What Airports Can Teach Us About Decision-Making Under Pressure

Have you ever stepped off a plane to discover your connecting flight leaves in 42 minutes, your gate has changed, and it is located in a terminal that appears to be in another zip code?

In that moment, your brain starts working overtime. Should you sprint to the new gate? Find an airline agent? Rebook your flight? Call ahead and explain you’ll be late? Every option seems urgent and none comes with a guarantee.

Most of us have experienced some version of this. The details may be different, but the feeling is the same: pressure.

Pressure has a funny way of making simple decisions feel complicated. It can also tempt us to react emotionally rather than think clearly.

In his book. “It Takes What It Takes,” Trevor Moawad talks about neutral thinking—focusing on what’s true, what’s happening right now, and what needs to happen next. It is the cornerstone of what he taught elite athletes and teams.

That sounds simple until you’re under pressure.

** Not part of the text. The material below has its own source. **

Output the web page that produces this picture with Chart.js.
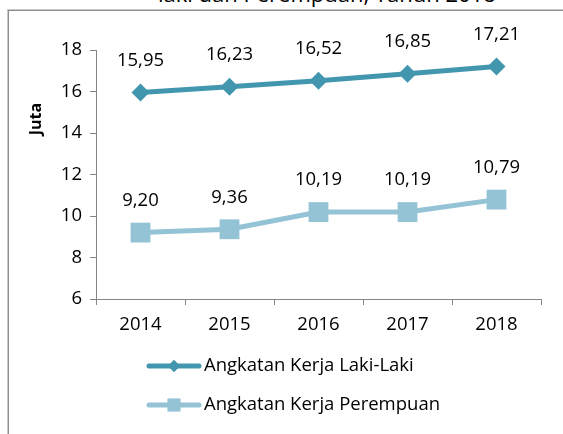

When things go sideways, our brains tend to sprint toward one of two destinations: panic or wishful thinking. Neither is particularly helpful. Panic convinces us the sky is falling. Wishful thinking convinces us the sky isn’t falling when it clearly is.

Neutral thinking lives in the middle. It acknowledges reality without adding unnecessary drama.

Military leaders have long understood this. So have coaches. And so have veteran travelers like me. The purpose of a plan is not to predict the future perfectly. If it did, airports, weather forecasts, and GPS systems would never be wrong. No, the purpose of a plan is to give you a starting point. Once new information appears, strong leaders adapt.

That adaptability requires courage because every decision carries risk. Moawad writes, “To have a chance to throw a touchdown pass that wins the Super Bowl, you have to be willing to throw the interception that loses the Super Bowl. Those two things live in the same moment.”

In other words, avoiding mistakes is not the goal. Making the best decision with the available information is.

So, when pressure hits, remember three things:

  • Slow the moment with neutral thinking. Create space before deciding.

  • Clarify the objective. Know what success requires.

  • Commit and move forward. Momentum matters.

When pressure rises, remember this: pressure amplifies habits. If your habit is panic, you’ll panic faster. If your habit is thoughtful decision-making, you’ll make better decisions, even if you’re doing it while jogging through Terminal C.

Strong leaders decide—not perfectly, but purposefully.